Producer/director Irwin Allen now unleashes an end-of-the-world thriller based of scientific fact. In Africa and South America, killer bees are a reality. Now The Swarm is on the move...into North America! There are enough stars for five movies - Michael Caine, Katherine Ross, Richard Widmark Olivia de Havilland, Henry Fonda, Fred MacMurray, Richard Chamberlain, Jose Ferrer, Patty Duke Astin, Lee Grant and Bradford Dillman. But the scene-stealers are the supporting cast: an estimated 22-million bees, deftly deployed to depict deadly attacks on people and places.
Irwin Allen was almost single-handedly responsible for the seventies disaster movie craze. In fact, Allen was so successful that by 1978 he was running out of halfway plausible disasters to make films about, and killer bees were the best he could think of. The trouble is, bees are not very scary. Obviously if millions of them chased you down the street they'd be scary, but that's not something you worry about unless you have a bee phobia, in which case you won't be renting this movie, will you? Now, wasps are scary. But if this film had been about killer wasps, Irwin Allen would have had to pay a bunch of stuntmen to be covered in live wasps, and there isn't enough money in the world for that! However, stuntmen will agree to be covered in live bees because... well, see what I mean?

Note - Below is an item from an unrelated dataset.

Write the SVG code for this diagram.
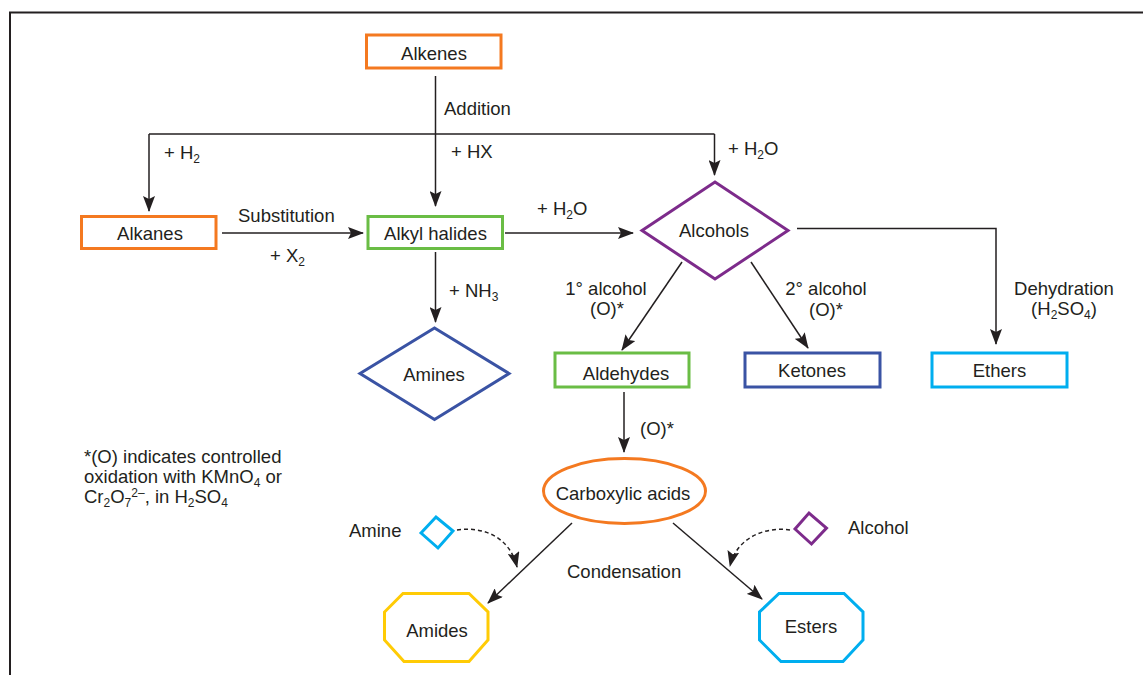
<svg xmlns="http://www.w3.org/2000/svg" width="1143" height="675" viewBox="0 0 1143 675">
<defs>
<marker id="arr" viewBox="0 0 16 12" refX="15" refY="6" markerWidth="16" markerHeight="12" markerUnits="userSpaceOnUse" orient="auto">
<path d="M0,0 L16,6 L0,12 L3,6 Z" fill="#231F20"/>
</marker>
<style>
text{font-family:"Liberation Sans",Arial,sans-serif;font-size:18.5px;fill:#231F20}
.c{text-anchor:middle}
.sub{font-size:12px}
.ln{fill:none;stroke:#231F20;stroke-width:1.5}
.ar{marker-end:url(#arr)}
.dash{stroke-dasharray:4 3}
.node{fill:#fff;stroke-width:3}
.or{stroke:#F47920}
.gr{stroke:#6ABD45}
.pu{stroke:#7D2B8B}
.bl{stroke:#3A53A4}
.cy{stroke:#00AEEF}
.ye{stroke:#FFCB05}
</style>
</defs>
<rect width="1143" height="675" fill="#fff"/>
<path d="M10,675 V12.5 H1143" fill="none" stroke="#231F20" stroke-width="2"/>

<g id="connectors">
<path class="ln ar" d="M435.5,76 V206"/>
<path class="ln" d="M149,134 H714.5"/>
<path class="ln ar" d="M149,134 V211"/>
<path class="ln ar" d="M714.5,134 V175"/>
<path class="ln ar" d="M222,233 H363"/>
<path class="ln ar" d="M505,233 H633"/>
<path class="ln ar" d="M797,228.5 H996 V344"/>
<path class="ln ar" d="M435.5,252 V322"/>
<path class="ln ar" d="M682,262 L622,350"/>
<path class="ln ar" d="M751,262 L808,348"/>
<path class="ln ar" d="M624,392 V452"/>
<path class="ln ar" d="M572,523 L488,603"/>
<path class="ln ar" d="M673,523 L762,599"/>
<path class="ln ar dash" d="M457,530 C485,526 510,538 517,567"/>
<path class="ln ar dash" d="M790,530 C762,526 736,540 730,566"/>
</g>

<g id="alkenes"><rect class="node or" x="366.5" y="35" width="134.5" height="33"/><text class="c" x="434" y="60">Alkenes</text></g>
<g id="alkanes"><rect class="node or" x="81.5" y="216.5" width="134.5" height="32"/><text class="c" x="150" y="240">Alkanes</text></g>
<g id="alkyl-halides"><rect class="node gr" x="368" y="216.5" width="134.5" height="32"/><text class="c" x="435.5" y="240">Alkyl halides</text></g>
<g id="alcohols"><polygon class="node pu" points="642,230.5 715,182 788,230.5 715,279"/><text class="c" x="714" y="237">Alcohols</text></g>
<g id="amines"><polygon class="node bl" points="360,373.5 434.5,328 509,373.5 434.5,419.5" stroke-width="2.5"/><text class="c" x="434" y="381">Amines</text></g>
<g id="aldehydes"><rect class="node gr" x="555" y="353" width="134" height="34"/><text class="c" x="626" y="380">Aldehydes</text></g>
<g id="ketones"><rect class="node bl" x="745" y="353" width="135" height="34"/><text class="c" x="812" y="377">Ketones</text></g>
<g id="ethers"><rect class="node cy" x="932" y="353" width="135" height="34"/><text class="c" x="999.5" y="377">Ethers</text></g>
<g id="carboxylic-acids"><ellipse class="node or" cx="624.5" cy="491" rx="81" ry="32.5"/><text class="c" x="623" y="500">Carboxylic acids</text></g>
<g id="amides"><polygon class="node ye" points="403,593.5 469,593.5 488,612 488,640 469,661.5 404,661.5 384.5,640 384.5,612"/><text class="c" x="437" y="637">Amides</text></g>
<g id="esters"><polygon class="node cy" points="779,593.5 844,593.5 863,612 863,640 843,661.5 781,661.5 759.5,640 759.5,612"/><text class="c" x="811" y="633">Esters</text></g>
<g id="amine-reagent"><polygon class="node cy" points="421,533 436,517 453,531 438,548" stroke-width="2.5"/><text x="349" y="537">Amine</text></g>
<g id="alcohol-reagent"><polygon class="node pu" points="795,529 809,513 826.5,528 811.5,544" stroke-width="2.5"/><text x="848" y="534">Alcohol</text></g>

<g id="labels">
<text x="444" y="115">Addition</text>
<text x="164" y="159">+ H<tspan class="sub" dy="4">2</tspan></text>
<text x="451" y="158">+ HX</text>
<text x="728" y="155">+ H<tspan class="sub" dy="4">2</tspan><tspan dy="-4">O</tspan></text>
<text x="238" y="222">Substitution</text>
<text x="270" y="262">+ X<tspan class="sub" dy="4">2</tspan></text>
<text x="537" y="215">+ H<tspan class="sub" dy="4">2</tspan><tspan dy="-4">O</tspan></text>
<text x="449" y="297">+ NH<tspan class="sub" dy="4">3</tspan></text>
<text class="c" x="606" y="295">1° alcohol</text>
<text class="c" x="607" y="315">(O)*</text>
<text class="c" x="826" y="295">2° alcohol</text>
<text class="c" x="826" y="316">(O)*</text>
<text class="c" x="1064" y="295">Dehydration</text>
<text class="c" x="1064" y="315">(H<tspan class="sub" dy="4">2</tspan><tspan dy="-4">SO</tspan><tspan class="sub" dy="4">4</tspan><tspan dy="-4">)</tspan></text>
<text x="640" y="435">(O)*</text>
<text x="84" y="463">*(O) indicates controlled</text>
<text x="84" y="483">oxidation with KMnO<tspan class="sub" dy="4">4</tspan><tspan dy="-4"> or</tspan></text>
<text x="84" y="503">Cr<tspan class="sub" dy="4">2</tspan><tspan dy="-4">O</tspan><tspan class="sub" dy="4">7</tspan><tspan class="sub" dy="-10">2–</tspan><tspan dy="6">, in H</tspan><tspan class="sub" dy="4">2</tspan><tspan dy="-4">SO</tspan><tspan class="sub" dy="4">4</tspan></text>
<text x="567" y="578">Condensation</text>
</g>
</svg>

Therefore the script has to constantly and monotonously remind us that these aren't nice, cuddly, useful little American bees, but horrid African bees that really do exist and really do kill people and everything, even if they look exactly like regular bees. Maybe if I was African I'd find this scary, but I'm not, and it don't. We also have to accept that these particular bees, in addition to forming an implausibly gigantic swarm for no apparent reason, also just happen to have suddenly become immune to all known insecticides, hyper-intelligent, and insanely aggressive towards, amongst other unlikely things, helicopters, trains, and nuclear power stations. Mind you, this is a film which starts with the world's foremost bee expert casually wandering into the control room of a nuclear missile base because he happened to be driving past and the gate was open, and discovering that, by an amazing coincidence, everyone's just been stung to death by a new kind of bee! Presumably they encouraged a chimpanzee to play with scrabble letters until they vaguely resembled a script. After this, it's almost believable that the US Army is too stupid to build a bee-proof command center in an area they know is about to be attacked by bees, and they have to find out by trial and error that it's not safe to use flame-throwers indoors.

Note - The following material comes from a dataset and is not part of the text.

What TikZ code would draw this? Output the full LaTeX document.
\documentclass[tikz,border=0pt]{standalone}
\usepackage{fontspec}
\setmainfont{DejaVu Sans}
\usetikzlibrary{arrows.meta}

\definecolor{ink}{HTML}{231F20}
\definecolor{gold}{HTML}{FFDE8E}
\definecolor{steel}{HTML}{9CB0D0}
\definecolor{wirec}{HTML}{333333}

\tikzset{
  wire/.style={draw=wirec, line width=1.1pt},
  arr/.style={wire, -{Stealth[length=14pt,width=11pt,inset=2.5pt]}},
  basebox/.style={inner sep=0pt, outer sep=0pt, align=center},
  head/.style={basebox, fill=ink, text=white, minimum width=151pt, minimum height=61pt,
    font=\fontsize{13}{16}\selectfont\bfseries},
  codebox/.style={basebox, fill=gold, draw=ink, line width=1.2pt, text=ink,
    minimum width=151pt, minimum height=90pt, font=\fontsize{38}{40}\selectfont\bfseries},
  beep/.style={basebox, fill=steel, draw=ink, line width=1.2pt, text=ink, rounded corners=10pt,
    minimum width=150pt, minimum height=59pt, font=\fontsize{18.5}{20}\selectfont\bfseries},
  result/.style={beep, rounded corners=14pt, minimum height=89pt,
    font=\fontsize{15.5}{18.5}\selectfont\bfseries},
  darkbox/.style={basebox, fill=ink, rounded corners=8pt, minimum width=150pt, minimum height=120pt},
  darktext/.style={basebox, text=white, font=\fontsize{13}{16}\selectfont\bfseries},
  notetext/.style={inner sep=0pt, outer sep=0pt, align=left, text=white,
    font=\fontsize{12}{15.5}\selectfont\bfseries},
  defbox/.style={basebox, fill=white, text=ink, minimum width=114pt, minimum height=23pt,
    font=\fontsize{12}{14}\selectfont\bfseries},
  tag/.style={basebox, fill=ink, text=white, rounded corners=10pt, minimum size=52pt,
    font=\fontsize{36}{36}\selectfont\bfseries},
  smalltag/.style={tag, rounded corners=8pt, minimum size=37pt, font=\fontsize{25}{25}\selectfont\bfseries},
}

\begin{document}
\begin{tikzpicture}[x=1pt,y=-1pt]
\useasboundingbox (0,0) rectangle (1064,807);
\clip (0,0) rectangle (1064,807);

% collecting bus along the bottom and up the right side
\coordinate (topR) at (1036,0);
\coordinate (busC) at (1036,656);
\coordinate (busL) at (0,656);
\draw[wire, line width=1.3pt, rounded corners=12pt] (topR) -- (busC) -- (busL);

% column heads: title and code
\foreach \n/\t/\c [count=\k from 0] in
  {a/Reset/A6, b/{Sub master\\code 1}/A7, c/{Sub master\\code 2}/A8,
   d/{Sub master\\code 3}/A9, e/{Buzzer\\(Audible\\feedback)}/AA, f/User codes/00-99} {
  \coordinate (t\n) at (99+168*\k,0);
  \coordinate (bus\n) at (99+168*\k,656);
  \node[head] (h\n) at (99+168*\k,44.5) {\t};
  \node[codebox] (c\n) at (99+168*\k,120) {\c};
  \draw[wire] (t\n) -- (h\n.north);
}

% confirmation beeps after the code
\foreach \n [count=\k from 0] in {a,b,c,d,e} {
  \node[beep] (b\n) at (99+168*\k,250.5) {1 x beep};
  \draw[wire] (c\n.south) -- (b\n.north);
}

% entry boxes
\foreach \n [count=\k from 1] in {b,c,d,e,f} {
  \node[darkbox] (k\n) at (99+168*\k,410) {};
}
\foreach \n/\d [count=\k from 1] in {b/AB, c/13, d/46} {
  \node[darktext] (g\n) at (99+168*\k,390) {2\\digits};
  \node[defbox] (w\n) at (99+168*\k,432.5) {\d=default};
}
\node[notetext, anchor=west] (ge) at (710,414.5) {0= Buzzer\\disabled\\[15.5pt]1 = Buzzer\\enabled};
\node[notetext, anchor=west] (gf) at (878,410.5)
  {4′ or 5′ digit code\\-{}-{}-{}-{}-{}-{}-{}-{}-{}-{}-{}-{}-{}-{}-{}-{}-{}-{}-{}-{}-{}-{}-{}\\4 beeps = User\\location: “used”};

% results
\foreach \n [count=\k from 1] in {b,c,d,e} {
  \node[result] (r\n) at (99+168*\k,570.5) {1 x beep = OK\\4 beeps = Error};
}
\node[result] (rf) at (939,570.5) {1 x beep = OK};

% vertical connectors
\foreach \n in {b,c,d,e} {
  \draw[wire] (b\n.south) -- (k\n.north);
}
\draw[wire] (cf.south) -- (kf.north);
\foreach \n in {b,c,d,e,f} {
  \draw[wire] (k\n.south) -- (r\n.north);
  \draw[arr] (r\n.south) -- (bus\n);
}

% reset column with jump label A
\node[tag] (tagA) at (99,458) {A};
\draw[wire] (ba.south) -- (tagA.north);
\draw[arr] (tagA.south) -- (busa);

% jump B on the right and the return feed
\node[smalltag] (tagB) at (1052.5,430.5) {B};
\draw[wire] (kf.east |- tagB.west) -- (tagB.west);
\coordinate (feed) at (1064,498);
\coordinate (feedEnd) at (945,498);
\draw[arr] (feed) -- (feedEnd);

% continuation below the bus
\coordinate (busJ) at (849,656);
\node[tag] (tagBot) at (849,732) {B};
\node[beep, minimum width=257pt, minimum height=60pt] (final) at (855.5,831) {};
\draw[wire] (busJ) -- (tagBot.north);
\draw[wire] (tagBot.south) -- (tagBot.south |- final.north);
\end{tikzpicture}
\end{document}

During the long dull patches between increasingly unlikely bee-related catastrophes resulting in ever more massive explosions, the cast struggle to come up with yet another reason why the entire military might of the USA is powerless against insects with attitude, the guest stars randomly die in contrived ways somehow involving bees, and the extras try to appear threatened by what looks like (and quite likely is) superimposed footage of tea-leaves swirling in a fish-tank. A movie as spectacularly misconceived as this can't possibly have anything going for it other than unintentional humor, and that kind of accidental comedy quickly wears out its welcome. Roger Corman knew this very well, which is why his tightly-edited creature-features never exceeded 90 minutes. At a whopping two and a half hours, this sprawling, ponderous mess would have benefited from Corman ruthlessly amputating half of it. Sadly he didn't.